Khalifa, born in Cairo in 1977, is a multimedia artist, photojournalist and painter. Her own divorce has led to her to document and represent women and gender issues through her art. “It was so difficult; I was so depressed,” she tells Arab News of the experience. “My child was only two at the time. I was told I couldn’t go back to live with my family, and I had to take responsibility for my life.” Khalifa had to start from scratch on her own.




Her own divorce has led to her to document and represent women and gender issues through her art. (Supplied)

She uses her work to explore her personal life. “When I became a woman (society pushed) me all the time to marry, to have children, to be pretty, to smile in this way, to act in this way,” she says. “I felt I was always a failure. I saw my body as the enemy — as a burden for me. I fought with my body.” Khalifa started a Facebook group with friends and friends of friends — all women to discuss “What it means to be a woman.” They shared many stories of hardships, hopes, dreams, disappointments and struggles and this inspired her to focus her work on women and the issues they face in Egyptian society.

One of her series, “From the Inside,” tackles “the constraints of motherhood,” while her 2016 series “Homemade” (of which “Single Mother” is a part), tells the personal stories of women from the Facebook group she had created. In it, Khalifa allows her (anonymous) subjects to act out their hopes, dreams, fears, and struggles using props, paint, and collage. The resulting photographs offer poignant portrayals addressing subjects that are rarely publicly discussed in the Arab world — childrearing, abortion, body-image issues, abuse, and gender inequality.
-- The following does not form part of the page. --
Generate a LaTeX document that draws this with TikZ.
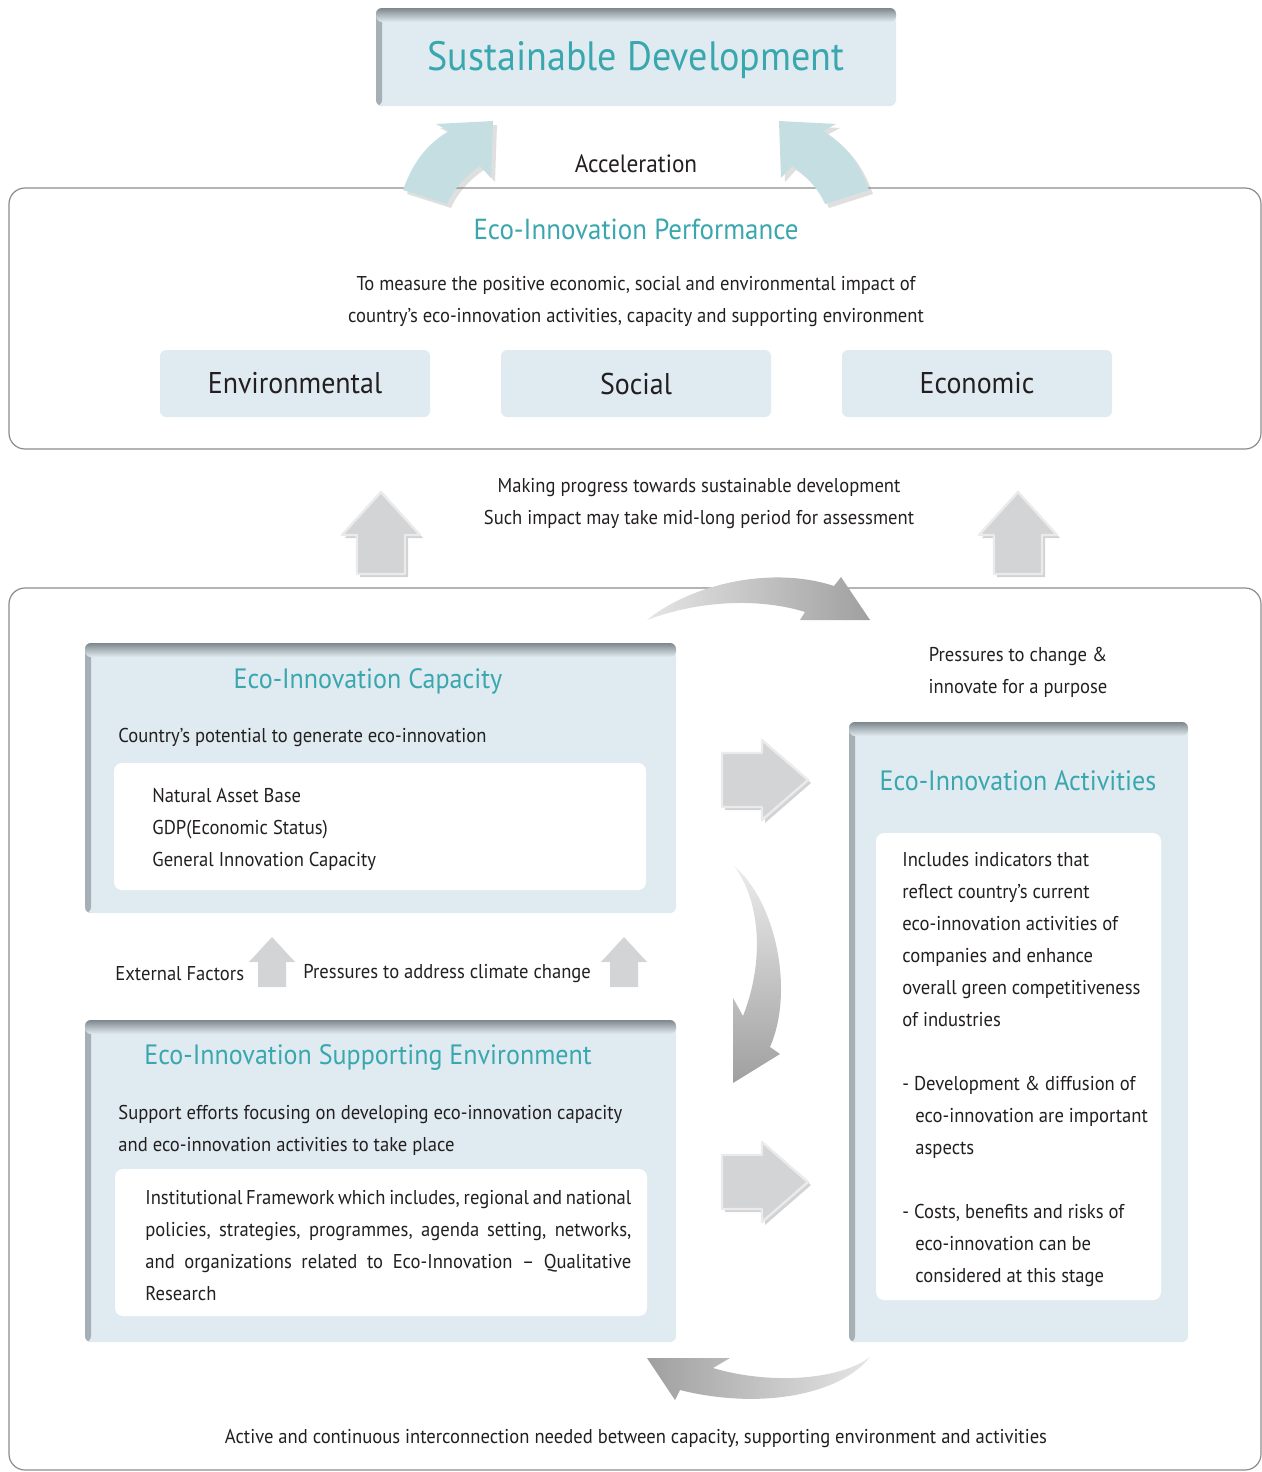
\documentclass[tikz,border=0pt]{standalone}
\usepackage{fontspec}
\setmainfont{PT Sans}[FakeStretch=0.93]
\usetikzlibrary{fit,shadows}

\definecolor{eiteal}{HTML}{3AA7AF}
\definecolor{eiblue}{HTML}{E0EBF1}
\definecolor{eishade}{HTML}{7E878C}
\definecolor{eiarrow}{HTML}{C4DEE1}
\definecolor{eigrey}{HTML}{D3D4D6}
\definecolor{eitext}{HTML}{231F20}
\definecolor{eiline}{HTML}{8C8C8C}

\tikzset{
  panel/.style={draw=eiline, line width=0.6pt, rounded corners=8pt, inner sep=0pt},
  bluebox/.style={fill=eiblue, rounded corners=3pt, inner sep=0pt, path picture={
      \shade[left color=eishade!60!eiblue, right color=eiblue] (path picture bounding box.north west) rectangle ([xshift=3pt]path picture bounding box.south west);
      \shade[top color=eishade, bottom color=eiblue] (path picture bounding box.north west) rectangle ([yshift=-7pt]path picture bounding box.north east);}},
  whitebox/.style={fill=white, rounded corners=4pt, inner sep=0pt},
  tagbox/.style={fill=eiblue, rounded corners=3pt, inner sep=0pt},
  tag/.style={text=eitext, font=\fontsize{15}{18}\selectfont},
  title/.style={text=eiteal, font=\fontsize{14}{16}\selectfont},
  body/.style={text=eitext, font=\fontsize{10}{16}\selectfont, inner sep=0pt},
  blockarr/.style={fill=eigrey, draw=white!92!black, line width=1.2pt, line join=round,
    drop shadow={shadow xshift=1.5pt, shadow yshift=-1.5pt, opacity=0.35}},
  flatarr/.style={fill=eigrey},
  tealarr/.style={fill=eiarrow, drop shadow={shadow xshift=2pt, shadow yshift=-2pt, opacity=0.25}},
}

\begin{document}
\begin{tikzpicture}[x=0.5pt, y=-0.5pt]
\useasboundingbox (0,0) rectangle (1262,1472);

% top goal
\node[bluebox, fit={(376,8) (896,106)}] (sd) {};
\node[text=eiteal, font=\fontsize{20.5}{24}\selectfont] (sdtitle) at (636,60) {Sustainable Development};

% performance panel
\node[panel, fit={(9,188) (1261,449)}] (perf) {};
\fill[tealarr] (403,190) .. controls (412,165) and (425,145) .. (449,131) -- (436,124) -- (493,121)
  -- (491,178) -- (480,166) .. controls (465,176) and (453,190) .. (447,204) -- cycle;
\fill[tealarr] (869,190) .. controls (860,165) and (847,145) .. (823,131) -- (836,124) -- (779,121)
  -- (781,178) -- (792,166) .. controls (807,176) and (819,190) .. (825,204) -- cycle;
\node[text=eitext, font=\fontsize{12.5}{14}\selectfont] (accel) at (636,164) {Acceleration};

\node[title, font=\fontsize{14.5}{17}\selectfont] (perftitle) at (636,229) {Eco-Innovation Performance};
\node[body, align=center] (perfdesc) at (636,302)
  {To measure the positive economic, social and environmental impact of\\
   country’s eco-innovation activities, capacity and supporting environment};
\node[tagbox, fit={(160,350) (430,417)}] (env) {};
\node[tag] (envtext) at (env.center) {Environmental};
\node[tagbox, fit={(501,350) (771,417)}] (soc) {};
\node[tag] (soctext) at (soc.center) {Social};
\node[tagbox, fit={(842,350) (1112,417)}] (eco) {};
\node[tag] (ecotext) at (eco.center) {Economic};

% progress
\node[body, align=center] (progress) at (699,504)
  {Making progress towards sustainable development\\
   Such impact may take mid-long period for assessment};
\foreach \x in {381,1018}
  \draw[blockarr] (\x,492) -- ++(39,43) -- ++(-15,0) -- ++(0,39) -- ++(-48,0) -- ++(0,-39) -- ++(-15,0) -- cycle;

% lower panel
\node[panel, fit={(9,588) (1261,1470)}] (sys) {};

\shade[left color=gray!20, right color=gray!75] (647,620) .. controls (690,585) and (770,565) .. (834,586)
  -- (841,577) -- (870,620) -- (800,620) -- (805,612) .. controls (760,598) and (700,600) .. (647,620) -- cycle;
\shade[top color=gray!15, bottom color=gray!75] (734,866) .. controls (775,900) and (795,990) .. (770,1047)
  -- (780,1054) -- (733,1083) -- (733,998) -- (743,1016) .. controls (765,960) and (760,900) .. (734,866) -- cycle;
\shade[left color=gray!75, right color=gray!20] (870,1357) .. controls (840,1395) and (760,1410) .. (680,1390)
  -- (675,1400) -- (647,1358) -- (730,1358) -- (713,1368) .. controls (770,1385) and (840,1380) .. (870,1357) -- cycle;

% capacity
\node[bluebox, fit={(85,643) (676,913)}] (cap) {};
\node[title] (captitle) at (368,681) {Eco-Innovation Capacity};
\node[body, anchor=west] (capdesc) at (118,737) {Country’s potential to generate eco-innovation};
\node[whitebox, fit={(114,763) (646,890)}] (capwhite) {};
\node[body, align=left, anchor=west] (caplist) at (152,829)
  {Natural Asset Base\\GDP(Economic Status)\\General Innovation Capacity};

% external factors
\node[body, anchor=west] (ext) at (115,974) {External Factors};
\node[body, anchor=west] (press) at (303,974) {Pressures to address climate change};
\foreach \x in {272,624}
  \fill[flatarr] (\x,937) -- ++(23,25) -- ++(-9,0) -- ++(0,25) -- ++(-28,0) -- ++(0,-25) -- ++(-9,0) -- cycle;

% supporting environment
\node[bluebox, fit={(85,1020) (676,1342)}] (suppenv) {};
\node[title] (supptitle) at (368,1057) {Eco-Innovation Supporting Environment};
\node[body, align=left, anchor=west] (suppdesc) at (118,1130)
  {Support efforts focusing on developing eco-innovation capacity\\
   and eco-innovation activities to take place};
\node[whitebox, fit={(115,1169) (647,1316)}] (suppwhite) {};
\node[body, align=justify, text width=243pt, anchor=west] (supptext) at (145,1246)
  {Institutional Framework which includes, regional and national\linebreak
   policies, strategies, programmes, agenda setting, networks,\linebreak
   and organizations related to Eco-Innovation -- Qualitative\linebreak
   Research};

% activities
\node[body, align=center] (pressure) at (1018,672) {Pressures to change \&\\innovate for a purpose};
\foreach \y in {780,1182}
  \draw[blockarr] (808,\y) -- ++(-46,40) -- ++(0,-13) -- ++(-40,0) -- ++(0,-54) -- ++(40,0) -- ++(0,-13) -- cycle;
\node[bluebox, fit={(849,722) (1188,1342)}] (act) {};
\node[title] (acttitle) at (1018,781) {Eco-Innovation Activities};
\node[whitebox, fit={(876,833) (1161,1300)}] (actwhite) {};
\node[body, align=left, anchor=west] (acttext) at (902,1070)
  {Includes indicators that\\
   reflect country’s current\\
   eco-innovation activities of\\
   companies and enhance\\
   overall green competitiveness\\
   of industries\\
   \mbox{}\\
   - Development \& diffusion of\\
   \hspace*{6.5pt}eco-innovation are important\\
   \hspace*{6.5pt}aspects\\
   \mbox{}\\
   - Costs, benefits and risks of\\
   \hspace*{6.5pt}eco-innovation can be\\
   \hspace*{6.5pt}considered at this stage};

\node[body] (loop) at (636,1438)
  {Active and continuous interconnection needed between capacity, supporting environment and activities};

\end{tikzpicture}
\end{document}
All the women in “Homemade” wear full bodysuits, often with their faces entirely covered.




Khalifa’s work is cathartic not only for the women she portrays, but for herself. (Supplied)

“The bodysuits are symbolic,” Khalifa says. “They serve as a metaphor for the feeling and idea of being trapped and imprisoned by one’s body and one’s circumstances as a woman.

“From a young age we are told how to act, how to sit, what to say and then told that, when we become women, we need to have children and get married by a certain age,” she continues. “When we go outside, we are told to be careful of how people look at us. There’s always this fight between how you look and how the ‘ideal woman’ looks. I have a fight in my mind about these things.”




Many of Khalifa’s works, including this one, focus heavily on the landscape of her body and the bodies of her subjects. (Supplied)

Khalifa’s work is cathartic not only for the women she portrays, but for herself. “I want to give a voice to myself, finally. And to others,” she says.

Her photographs are at once vulnerable and brave acts of expression. The intimate side of herself Khalfia shows, as well as those of her anonymous sitters, reveals pain, trauma, and disappointment, but with grace and courage. Khalifa’s art gives women a safe platform where they are, however briefly, free to be themselves.

“If you dig deep enough inside yourself to express what is there,” she says, “you also express (the feelings and thoughts) of other people.”